__GIVEN REQUEST__.
Quote the data below in full, minus the images.

__DATA SHOWN__.
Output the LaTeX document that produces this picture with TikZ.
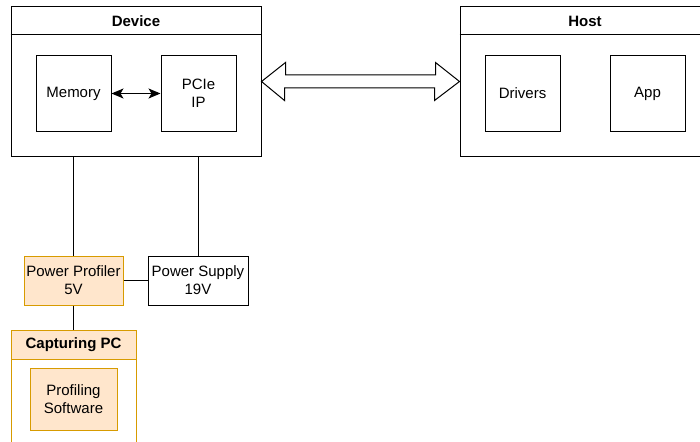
\documentclass[tikz,border=0pt]{standalone}
\usepackage{fontspec}
\setmainfont{Liberation Sans}
\usetikzlibrary{arrows.meta}

\definecolor{peach}{HTML}{FFE6CC}
\definecolor{amber}{HTML}{D79B00}

\tikzset{
    lane/.style={draw, line width=1pt, inner sep=0pt},
    blockbox/.style={draw, line width=1pt, inner sep=0pt, align=center,
        font=\fontsize{15}{18}\selectfont},
    lanetitle/.style={font=\bfseries\fontsize{15}{18}\selectfont},
    orangebox/.style={fill=peach, draw=amber},
    wire/.style={line width=1pt},
}

\begin{document}
\begin{tikzpicture}[x=1pt, y=-1pt]
    \useasboundingbox (0,0) rectangle (700,441);

    % Device lane
    \node[lane, minimum width=250pt, minimum height=149pt] (dev) at (136,81.5) {};
    \draw[wire] ([yshift=-28pt]dev.north west) -- ([yshift=-28pt]dev.north east);
    \node[lanetitle] (devtitle) at (136,21) {Device};
    \node[blockbox, minimum width=75pt, minimum height=75pt] (mem) at (73.5,93.5) {Memory};
    \node[blockbox, minimum width=75pt, minimum height=75pt] (pcie) at (198.5,93.5) {PCIe\\IP};
    \draw[wire, {Stealth[length=12pt,width=10pt,inset=3pt]}-{Stealth[length=12pt,width=10pt,inset=3pt]}] (mem) -- (pcie);

    % Host lane
    \node[lane, minimum width=250pt, minimum height=149pt] (host) at (585,81.5) {};
    \draw[wire] ([yshift=-28pt]host.north west) -- ([yshift=-28pt]host.north east);
    \node[lanetitle] (hosttitle) at (585,21) {Host};
    \node[blockbox, minimum width=75pt, minimum height=75pt] (drv) at (522.5,93.5) {Drivers};
    \node[blockbox, minimum width=75pt, minimum height=75pt] (app) at (647.5,93.5) {App};

    % Link between device and host
    \draw[wire, fill=white] (dev.east) -- ++(24,-19) -- ++(0,12.5) -- ++(150,0)
        -- ++(0,-12.5) -- (host.west) -- ++(-25,19) -- ++(0,-12.5)
        -- ++(-150,0) -- ++(0,12.5) -- cycle;

    % Power
    \node[blockbox, orangebox, minimum width=99pt, minimum height=49pt] (prof) at (73.5,280.5) {Power Profiler\\5V};
    \node[blockbox, minimum width=100pt, minimum height=49pt] (supply) at (198,280.5) {Power Supply\\19V};
    \draw[wire] (prof.north) -- (prof.north |- dev.south);
    \draw[wire] (supply.north) -- (supply.north |- dev.south);
    \draw[wire] (prof.east) -- (supply.west);

    % Capturing PC lane
    \node[lane, draw=amber, minimum width=125pt, minimum height=140pt] (pc) at (73.5,400) {};
    \node[lane, orangebox, lanetitle, minimum width=125pt, minimum height=29pt] (pctitle) at (73.5,344.5) {Capturing PC};
    \node[blockbox, orangebox, minimum width=87pt, minimum height=62pt] (sw) at (73.5,399) {Profiling\\Software};
    \draw[wire] (prof.south) -- (pctitle.north);
\end{tikzpicture}
\end{document}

__RESULT BELOW__.
Output the LaTeX document that produces this picture with TikZ.
\documentclass[tikz,border=0pt]{standalone}
\usepackage{fontspec}
\setmainfont{Liberation Sans}
\usetikzlibrary{arrows.meta}

\definecolor{peach}{HTML}{FFE6CC}
\definecolor{amber}{HTML}{D79B00}

\tikzset{
    lane/.style={draw, line width=1pt, inner sep=0pt},
    blockbox/.style={draw, line width=1pt, inner sep=0pt, align=center,
        font=\fontsize{15}{18}\selectfont},
    lanetitle/.style={font=\bfseries\fontsize{15}{18}\selectfont},
    orangebox/.style={fill=peach, draw=amber},
    wire/.style={line width=1pt},
}

\begin{document}
\begin{tikzpicture}[x=1pt, y=-1pt]
    \useasboundingbox (0,0) rectangle (700,441);

    % Device lane
    \node[lane, minimum width=250pt, minimum height=149pt] (dev) at (136,81.5) {};
    \draw[wire] ([yshift=-28pt]dev.north west) -- ([yshift=-28pt]dev.north east);
    \node[lanetitle] (devtitle) at (136,21) {Device};
    \node[blockbox, minimum width=75pt, minimum height=75pt] (mem) at (73.5,93.5) {Memory};
    \node[blockbox, minimum width=75pt, minimum height=75pt] (pcie) at (198.5,93.5) {PCIe\\IP};
    \draw[wire, {Stealth[length=12pt,width=10pt,inset=3pt]}-{Stealth[length=12pt,width=10pt,inset=3pt]}] (mem) -- (pcie);

    % Host lane
    \node[lane, minimum width=250pt, minimum height=149pt] (host) at (585,81.5) {};
    \draw[wire] ([yshift=-28pt]host.north west) -- ([yshift=-28pt]host.north east);
    \node[lanetitle] (hosttitle) at (585,21) {Host};
    \node[blockbox, minimum width=75pt, minimum height=75pt] (drv) at (522.5,93.5) {Drivers};
    \node[blockbox, minimum width=75pt, minimum height=75pt] (app) at (647.5,93.5) {App};

    % Link between device and host
    \draw[wire, fill=white] (dev.east) -- ++(24,-19) -- ++(0,12.5) -- ++(150,0)
        -- ++(0,-12.5) -- (host.west) -- ++(-25,19) -- ++(0,-12.5)
        -- ++(-150,0) -- ++(0,12.5) -- cycle;

    % Power
    \node[blockbox, orangebox, minimum width=99pt, minimum height=49pt] (prof) at (73.5,280.5) {Power Profiler\\5V};
    \node[blockbox, minimum width=100pt, minimum height=49pt] (supply) at (198,280.5) {Power Supply\\19V};
    \draw[wire] (prof.north) -- (prof.north |- dev.south);
    \draw[wire] (supply.north) -- (supply.north |- dev.south);
    \draw[wire] (prof.east) -- (supply.west);

    % Capturing PC lane
    \node[lane, draw=amber, minimum width=125pt, minimum height=140pt] (pc) at (73.5,400) {};
    \node[lane, orangebox, lanetitle, minimum width=125pt, minimum height=29pt] (pctitle) at (73.5,344.5) {Capturing PC};
    \node[blockbox, orangebox, minimum width=87pt, minimum height=62pt] (sw) at (73.5,399) {Profiling\\Software};
    \draw[wire] (prof.south) -- (pctitle.north);
\end{tikzpicture}
\end{document}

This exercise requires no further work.